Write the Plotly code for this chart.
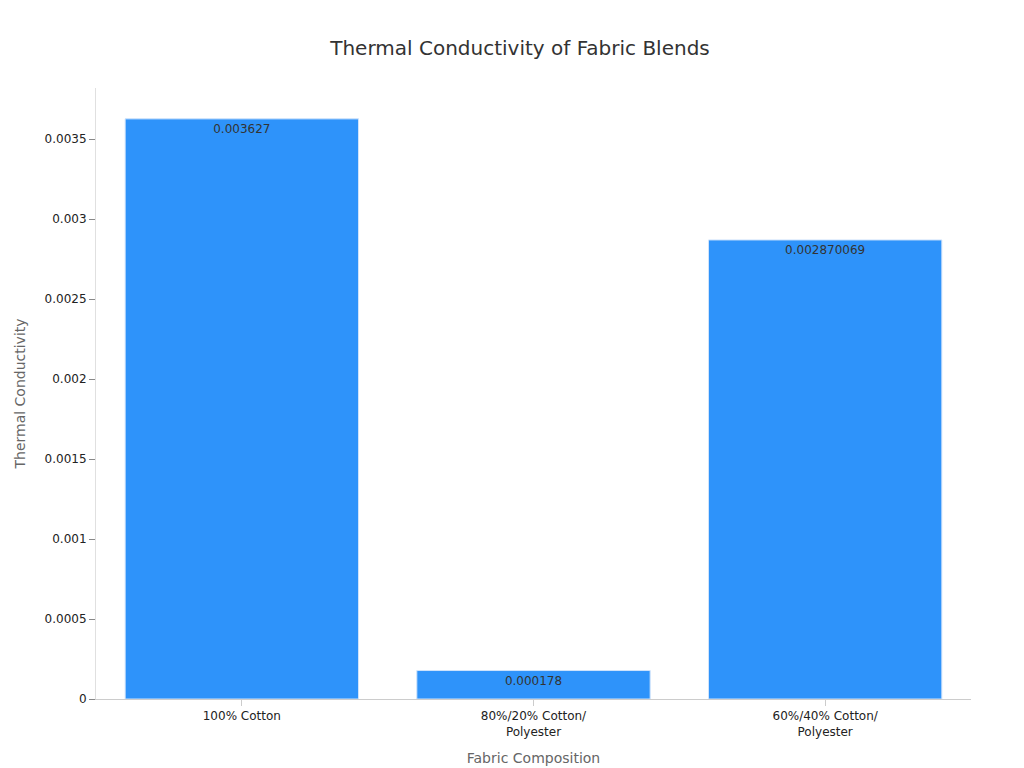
import plotly.graph_objects as go

fabrics = ["100% Cotton", "80%/20% Cotton/<br>Polyester", "60%/40% Cotton/<br>Polyester"]
conductivity = [0.003627, 0.000178, 0.002870069]
labels = ["0.003627", "0.000178", "0.002870069"]

fig = go.Figure(go.Bar(
    x=fabrics, y=conductivity, text=labels,
    textposition="inside", insidetextanchor="end",
    textfont=dict(color="#333333", size=12),
    marker=dict(color="#2E93FA", line=dict(color="#cfe3fb", width=1)),
    width=0.8,
))

fig.update_layout(
    width=1024, height=768,
    title=dict(text="Thermal Conductivity of Fabric Blends", x=0.5, y=0.957,
               font=dict(size=20, color="#333333")),
    font=dict(family="DejaVu Sans, sans-serif", size=12, color="#222222"),
    plot_bgcolor="white", paper_bgcolor="white",
    margin=dict(l=88, r=61, t=80, b=77),
    showlegend=False,
)
fig.update_xaxes(
    title=dict(text="Fabric Composition", font=dict(size=14, color="#666666")),
    showline=True, linecolor="#cccccc", ticks="outside", tickcolor="#cccccc",
    ticklen=6,
)
fig.update_yaxes(
    title=dict(text="Thermal Conductivity", font=dict(size=14, color="#666666")),
    range=[0, 0.00382], dtick=0.0005, showgrid=False, zeroline=False,
    showline=True, linecolor="#e0e0e0", ticks="outside", tickcolor="#888888",
    ticklen=6, tickformat="~g",
)

fig.write_html("out.html")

────

Write out the whole listing again, exactly, with no pictures.

- Exercise response -
Write the Plotly code for this chart.
import plotly.graph_objects as go

fabrics = ["100% Cotton", "80%/20% Cotton/<br>Polyester", "60%/40% Cotton/<br>Polyester"]
conductivity = [0.003627, 0.000178, 0.002870069]
labels = ["0.003627", "0.000178", "0.002870069"]

fig = go.Figure(go.Bar(
    x=fabrics, y=conductivity, text=labels,
    textposition="inside", insidetextanchor="end",
    textfont=dict(color="#333333", size=12),
    marker=dict(color="#2E93FA", line=dict(color="#cfe3fb", width=1)),
    width=0.8,
))

fig.update_layout(
    width=1024, height=768,
    title=dict(text="Thermal Conductivity of Fabric Blends", x=0.5, y=0.957,
               font=dict(size=20, color="#333333")),
    font=dict(family="DejaVu Sans, sans-serif", size=12, color="#222222"),
    plot_bgcolor="white", paper_bgcolor="white",
    margin=dict(l=88, r=61, t=80, b=77),
    showlegend=False,
)
fig.update_xaxes(
    title=dict(text="Fabric Composition", font=dict(size=14, color="#666666")),
    showline=True, linecolor="#cccccc", ticks="outside", tickcolor="#cccccc",
    ticklen=6,
)
fig.update_yaxes(
    title=dict(text="Thermal Conductivity", font=dict(size=14, color="#666666")),
    range=[0, 0.00382], dtick=0.0005, showgrid=False, zeroline=False,
    showline=True, linecolor="#e0e0e0", ticks="outside", tickcolor="#888888",
    ticklen=6, tickformat="~g",
)

fig.write_html("out.html")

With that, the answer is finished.